Si recuperamos la idea del meme de Dawkins, comprenderemos que en todo caso no siempre decidimos los cauces de la memoria humana y mucho menos de la memoria colectiva. Bastaría con seguir el desarrollo de la idea del “buen salvaje” para descubrir que ese sentimiento es repetido como idea cultural cada tanto y con una precisión milimétrica. De cualquier manera, hay una incomodidad cultural (lo que en una primera lectura de Freud podría caracterizarse como la inherente tensión entre los flujos culturales y el individuo) que no solo tiene que ver con el presente y su ilusoria caracterización como “realidad cognoscible”, sino que encuentra mayor desasosiego en la naturaleza indescifrable, nebulosa, de la memoria: es decir, de lo que podemos decir de nosotros en el tiempo. Probablemente allí radica el fallo de las ideas que plantean un regreso a una naturaleza esencial: la única naturaleza esencial verificable es la que se sostiene entre lo que somos y lo que queremos creer que hemos sido, individual y colectivamente. La memoria es preponderantemente una narrativa y, por ende, un imaginario: es inconcebible la memoria sin el relato heroico de los haberes, los ires y los venires, las frases dichas, las relaciones con los otros y con todo lo tangible; es imposible no relativizar los errores, no desdibujar los crímenes, como lo es también no romantizar los estados primordiales en su naturaleza de promesa, de hoja en blanco, de todo porvenir.

Así también, es imposible no reconocer en la memoria intacta, en el recuerdo tangible, un discurso político; propio o ajeno, por supuesto. Desde la historia oficial hasta el tradicionalismo beligerante, quien tiene claro el pasado es que lo está inventando, lo está editorializando, se está adueñando de él y lo está desviando para convertirlo en propaganda.
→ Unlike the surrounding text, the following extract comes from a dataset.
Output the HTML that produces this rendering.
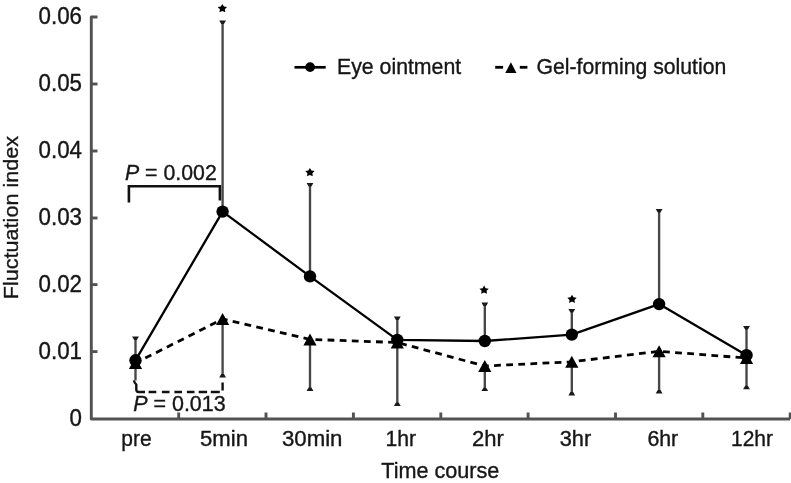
<!DOCTYPE html><html><head><meta charset="utf-8"><style>html,body{margin:0;padding:0;background:#fff;}svg{display:block;will-change:transform;}text{font-family:"Liberation Sans",sans-serif;font-size:21px;fill:#161616;stroke:#161616;stroke-width:0.35px;}</style></head><body>
<svg width="791" height="483" viewBox="0 0 791 483">
<rect width="791" height="483" fill="#fff"/>
<path d="M97.5,17.0 H91.3 V419.0 H790.2" fill="none" stroke="#525252" stroke-width="2.9" stroke-linejoin="round"/>
<line x1="91.3" y1="351.6" x2="97.5" y2="351.6" stroke="#525252" stroke-width="2.9"/>
<line x1="91.3" y1="284.6" x2="97.5" y2="284.6" stroke="#525252" stroke-width="2.9"/>
<line x1="91.3" y1="218.0" x2="97.5" y2="218.0" stroke="#525252" stroke-width="2.9"/>
<line x1="91.3" y1="151.0" x2="97.5" y2="151.0" stroke="#525252" stroke-width="2.9"/>
<line x1="91.3" y1="84.0" x2="97.5" y2="84.0" stroke="#525252" stroke-width="2.9"/>
<line x1="178.7" y1="419.0" x2="178.7" y2="412.5" stroke="#525252" stroke-width="2.9"/>
<line x1="266.0" y1="419.0" x2="266.0" y2="412.5" stroke="#525252" stroke-width="2.9"/>
<line x1="353.4" y1="419.0" x2="353.4" y2="412.5" stroke="#525252" stroke-width="2.9"/>
<line x1="440.8" y1="419.0" x2="440.8" y2="412.5" stroke="#525252" stroke-width="2.9"/>
<line x1="528.1" y1="419.0" x2="528.1" y2="412.5" stroke="#525252" stroke-width="2.9"/>
<line x1="615.5" y1="419.0" x2="615.5" y2="412.5" stroke="#525252" stroke-width="2.9"/>
<line x1="702.8" y1="419.0" x2="702.8" y2="412.5" stroke="#525252" stroke-width="2.9"/>
<line x1="790.2" y1="419.0" x2="790.2" y2="412.5" stroke="#525252" stroke-width="2.9"/>
<text transform="translate(82.00,425.90) scale(1.063,1.100)" text-anchor="end">0</text>
<text transform="translate(82.00,358.50) scale(1.063,1.100)" text-anchor="end">0.01</text>
<text transform="translate(82.00,291.50) scale(1.063,1.100)" text-anchor="end">0.02</text>
<text transform="translate(82.00,224.90) scale(1.063,1.100)" text-anchor="end">0.03</text>
<text transform="translate(82.00,157.90) scale(1.063,1.100)" text-anchor="end">0.04</text>
<text transform="translate(82.00,90.90) scale(1.063,1.100)" text-anchor="end">0.05</text>
<text transform="translate(82.00,23.90) scale(1.063,1.100)" text-anchor="end">0.06</text>
<text transform="translate(136.50,445.50) scale(1.000,1.090)" text-anchor="middle">pre</text>
<text transform="translate(224.00,445.50) scale(1.053,1.090)" text-anchor="middle">5min</text>
<text transform="translate(312.20,445.50) scale(1.059,1.090)" text-anchor="middle">30min</text>
<text transform="translate(400.70,445.50) scale(1.010,1.090)" text-anchor="middle">1hr</text>
<text transform="translate(487.90,445.50) scale(1.050,1.090)" text-anchor="middle">2hr</text>
<text transform="translate(575.40,445.50) scale(1.037,1.090)" text-anchor="middle">3hr</text>
<text transform="translate(662.80,445.50) scale(1.016,1.090)" text-anchor="middle">6hr</text>
<text transform="translate(752.00,445.50) scale(1.000,1.090)" text-anchor="middle">12hr</text>
<text transform="translate(440.30,478.00) scale(1.030,1.090)" text-anchor="middle">Time course</text>
<text transform="translate(18.30,217.60) rotate(-90) scale(1.028,1.000)" text-anchor="middle">Fluctuation index</text>
<line x1="135.5" y1="360.3" x2="135.5" y2="338.0" stroke="#474747" stroke-width="2.35"/>
<path d="M132.10,336.60 H138.90 L136.85,340.00 H134.15Z" fill="#1a1a1a"/>
<line x1="135.5" y1="363.0" x2="135.5" y2="380.4" stroke="#474747" stroke-width="2.35"/>
<line x1="222.6" y1="211.6" x2="222.6" y2="22.0" stroke="#474747" stroke-width="2.35"/>
<path d="M219.20,20.60 H226.00 L223.95,24.00 H221.25Z" fill="#1a1a1a"/>
<line x1="222.6" y1="319.1" x2="222.6" y2="376.0" stroke="#474747" stroke-width="2.35"/>
<path d="M219.20,377.40 H226.00 L223.95,374.00 H221.25Z" fill="#1a1a1a"/>
<line x1="310.0" y1="276.4" x2="310.0" y2="184.5" stroke="#474747" stroke-width="2.35"/>
<path d="M306.60,183.10 H313.40 L311.35,186.50 H308.65Z" fill="#1a1a1a"/>
<line x1="310.0" y1="339.4" x2="310.0" y2="389.5" stroke="#474747" stroke-width="2.35"/>
<path d="M306.60,390.90 H313.40 L311.35,387.50 H308.65Z" fill="#1a1a1a"/>
<line x1="397.3" y1="339.9" x2="397.3" y2="318.0" stroke="#474747" stroke-width="2.35"/>
<path d="M393.90,316.60 H400.70 L398.65,320.00 H395.95Z" fill="#1a1a1a"/>
<line x1="397.3" y1="342.5" x2="397.3" y2="404.6" stroke="#474747" stroke-width="2.35"/>
<path d="M393.90,406.00 H400.70 L398.65,402.60 H395.95Z" fill="#1a1a1a"/>
<line x1="484.8" y1="341.0" x2="484.8" y2="304.0" stroke="#474747" stroke-width="2.35"/>
<path d="M481.40,302.60 H488.20 L486.15,306.00 H483.45Z" fill="#1a1a1a"/>
<line x1="484.8" y1="366.0" x2="484.8" y2="389.7" stroke="#474747" stroke-width="2.35"/>
<path d="M481.40,391.10 H488.20 L486.15,387.70 H483.45Z" fill="#1a1a1a"/>
<line x1="571.8" y1="334.6" x2="571.8" y2="310.4" stroke="#474747" stroke-width="2.35"/>
<path d="M568.40,309.00 H575.20 L573.15,312.40 H570.45Z" fill="#1a1a1a"/>
<line x1="571.8" y1="361.8" x2="571.8" y2="394.0" stroke="#474747" stroke-width="2.35"/>
<path d="M568.40,395.40 H575.20 L573.15,392.00 H570.45Z" fill="#1a1a1a"/>
<line x1="659.1" y1="304.1" x2="659.1" y2="210.5" stroke="#474747" stroke-width="2.35"/>
<path d="M655.70,209.10 H662.50 L660.45,212.50 H657.75Z" fill="#1a1a1a"/>
<line x1="659.1" y1="351.3" x2="659.1" y2="392.1" stroke="#474747" stroke-width="2.35"/>
<path d="M655.70,393.50 H662.50 L660.45,390.10 H657.75Z" fill="#1a1a1a"/>
<line x1="746.5" y1="355.2" x2="746.5" y2="327.4" stroke="#474747" stroke-width="2.35"/>
<path d="M743.10,326.00 H749.90 L747.85,329.40 H745.15Z" fill="#1a1a1a"/>
<line x1="746.5" y1="358.0" x2="746.5" y2="387.8" stroke="#474747" stroke-width="2.35"/>
<path d="M743.10,389.20 H749.90 L747.85,385.80 H745.15Z" fill="#1a1a1a"/>
<path d="M128.9,202.6 V186.2 H219.9 V200.5" fill="none" stroke="#111" stroke-width="2.6"/>
<path d="M133.9,380.4 Q134.4,383.2 136.3,384.4 V389.6 Q136.3,392 138.7,392 H145 M148.6,392 H156.3 M161.9,392 H169.5 M174.4,392 H182 M186.9,392 H194.5 M198.7,392 H207.1 M210.8,392 H219.8 M222.6,390.6 V382.6" fill="none" stroke="#111" stroke-width="2.4" stroke-linejoin="round"/>
<text transform="translate(125,180) scale(1.014,1.09)"><tspan font-style="italic">P</tspan> = 0.002</text>
<text transform="translate(133.2,411.3) scale(1.022,1.09)"><tspan font-style="italic">P</tspan> = 0.013</text>
<polyline points="135.5,360.3 222.6,211.6 310.0,276.4 397.3,339.9 484.8,341.0 571.8,334.6 659.1,304.1 746.5,355.2" fill="none" stroke="#000" stroke-width="2.3" stroke-linejoin="round"/>
<polyline points="135.5,363.0 222.6,319.1 310.0,339.4 397.3,342.5 484.8,366.0 571.8,361.8 659.1,351.3 746.5,358.0" fill="none" stroke="#000" stroke-width="2.8" stroke-dasharray="6.8 5.32" stroke-dashoffset="1.2"/>
<path d="M135.50,357.00 L142.10,369.00 L128.90,369.00Z" fill="#000"/>
<path d="M222.60,313.10 L229.20,325.10 L216.00,325.10Z" fill="#000"/>
<path d="M310.00,333.40 L316.60,345.40 L303.40,345.40Z" fill="#000"/>
<path d="M397.30,336.50 L403.90,348.50 L390.70,348.50Z" fill="#000"/>
<path d="M484.80,360.00 L491.40,372.00 L478.20,372.00Z" fill="#000"/>
<path d="M571.80,355.80 L578.40,367.80 L565.20,367.80Z" fill="#000"/>
<path d="M659.10,345.30 L665.70,357.30 L652.50,357.30Z" fill="#000"/>
<path d="M746.50,352.00 L753.10,364.00 L739.90,364.00Z" fill="#000"/>
<circle cx="135.5" cy="360.3" r="6.2" fill="#000"/>
<circle cx="222.6" cy="211.6" r="6.2" fill="#000"/>
<circle cx="310.0" cy="276.4" r="6.2" fill="#000"/>
<circle cx="397.3" cy="339.9" r="6.2" fill="#000"/>
<circle cx="484.8" cy="341.0" r="6.2" fill="#000"/>
<circle cx="571.8" cy="334.6" r="6.2" fill="#000"/>
<circle cx="659.1" cy="304.1" r="6.2" fill="#000"/>
<circle cx="746.5" cy="355.2" r="6.2" fill="#000"/>
<path transform="translate(222.35,8.5) scale(1,0.93)" d="M0.00,-4.90 L1.53,-2.10 L4.66,-1.51 L2.47,0.80 L2.88,3.96 L0.00,2.60 L-2.88,3.96 L-2.47,0.80 L-4.66,-1.51 L-1.53,-2.10Z" fill="#000"/>
<path transform="translate(309.9,172.5) scale(1,0.93)" d="M0.00,-4.90 L1.53,-2.10 L4.66,-1.51 L2.47,0.80 L2.88,3.96 L0.00,2.60 L-2.88,3.96 L-2.47,0.80 L-4.66,-1.51 L-1.53,-2.10Z" fill="#000"/>
<path transform="translate(484.1,290.09999999999997) scale(1,0.93)" d="M0.00,-4.90 L1.53,-2.10 L4.66,-1.51 L2.47,0.80 L2.88,3.96 L0.00,2.60 L-2.88,3.96 L-2.47,0.80 L-4.66,-1.51 L-1.53,-2.10Z" fill="#000"/>
<path transform="translate(572.0,299.2) scale(1,0.93)" d="M0.00,-4.90 L1.53,-2.10 L4.66,-1.51 L2.47,0.80 L2.88,3.96 L0.00,2.60 L-2.88,3.96 L-2.47,0.80 L-4.66,-1.51 L-1.53,-2.10Z" fill="#000"/>
<line x1="294.5" y1="67.3" x2="325.7" y2="67.3" stroke="#000" stroke-width="2.7"/>
<circle cx="310.1" cy="67.1" r="4.9" fill="#000"/>
<text transform="translate(337.00,74.20) scale(1.014,1.050)">Eye ointment</text>
<line x1="495.2" y1="67.3" x2="503.1" y2="67.3" stroke="#000" stroke-width="2.8"/>
<line x1="519.8" y1="67.3" x2="527.4" y2="67.3" stroke="#000" stroke-width="2.8"/>
<path d="M510.90,62.30 L516.50,72.90 L505.30,72.90Z" fill="#000"/>
<text transform="translate(536.50,74.00) scale(1.010,1.050)">Gel-forming solution</text>
</svg></body></html>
Es así como dejamos de reconocernos en la historia, en el relato colectivo y en los propios recuerdos: de pronto dejamos de ser ese rostro desdibujado, esa imagen irreconocible, ese amor perdido en sus fisuras, ese rostro perdido en las multitudes, y todo lo que hemos sido se vuelve tan claro que es imposible que seamos nosotros. Por supuesto, es en ese tipo de discursos políticos basados en la memoria colectiva e individual en los que encontramos motivo y consuelo: sea para idealizar al indígena que nunca fuimos, para extrañar la democracia que nunca ha acontecido o para añorar al niño que al no haber ocurrido nos trasciende.

No me pongo fuera de esa relación con la memoria, y no creo que alguien pueda. Al ser la única verificación de eso incomprobable a lo que llamamos el tiempo, la memoria constituye asimismo la forma primordial de eso otro inasible que es el pensamiento. Probablemente una de las aspiraciones más primitivas -y tal vez de las más nobles también- de la mente sea la de buscar colocarse justamente en el medio de esos dos flujos que le son propios: la memoria (lo habido) y el pensamiento (el haber).

No se desespere el amable lector conmigo ni con estas abstracciones; los ejemplos de esto tan incierto son más bien vulgares: desde el consumo de drogas, la alienación alcohólica, los deportes extremos o las formas sublimadas del anhelo a las que llamamos meditación, espiritualidad, arrebato místico; corremos a llamarlo “evasión” para no tener que enfrentarnos con la verdad de que son las formas más cercanas, más a la mano, de encontrarnos de frente con nuestra mente.

Lo que nos lleva a un punto de confluencia: nuestra memoria es primordialmente análoga porque está basada en su relación con el sensorio; es decir, con la experiencia sensitiva que en el caso de la memoria humana es irremplazable e inaplazable. El instrumento análogo por excelencia, nuestro cuerpo, delimita el espacio de nuestra mente más allá del pensamiento: lo dota de una señal y, al mismo tiempo, de un receptor. La mente se inserta y se aísla del mundo a través del cuerpo.

Es decir, contradictorios como nos ha tocado ser, solo somos vastos en lo que nos contiene; solo encontramos infinitud en la vastedad de lo que no somos.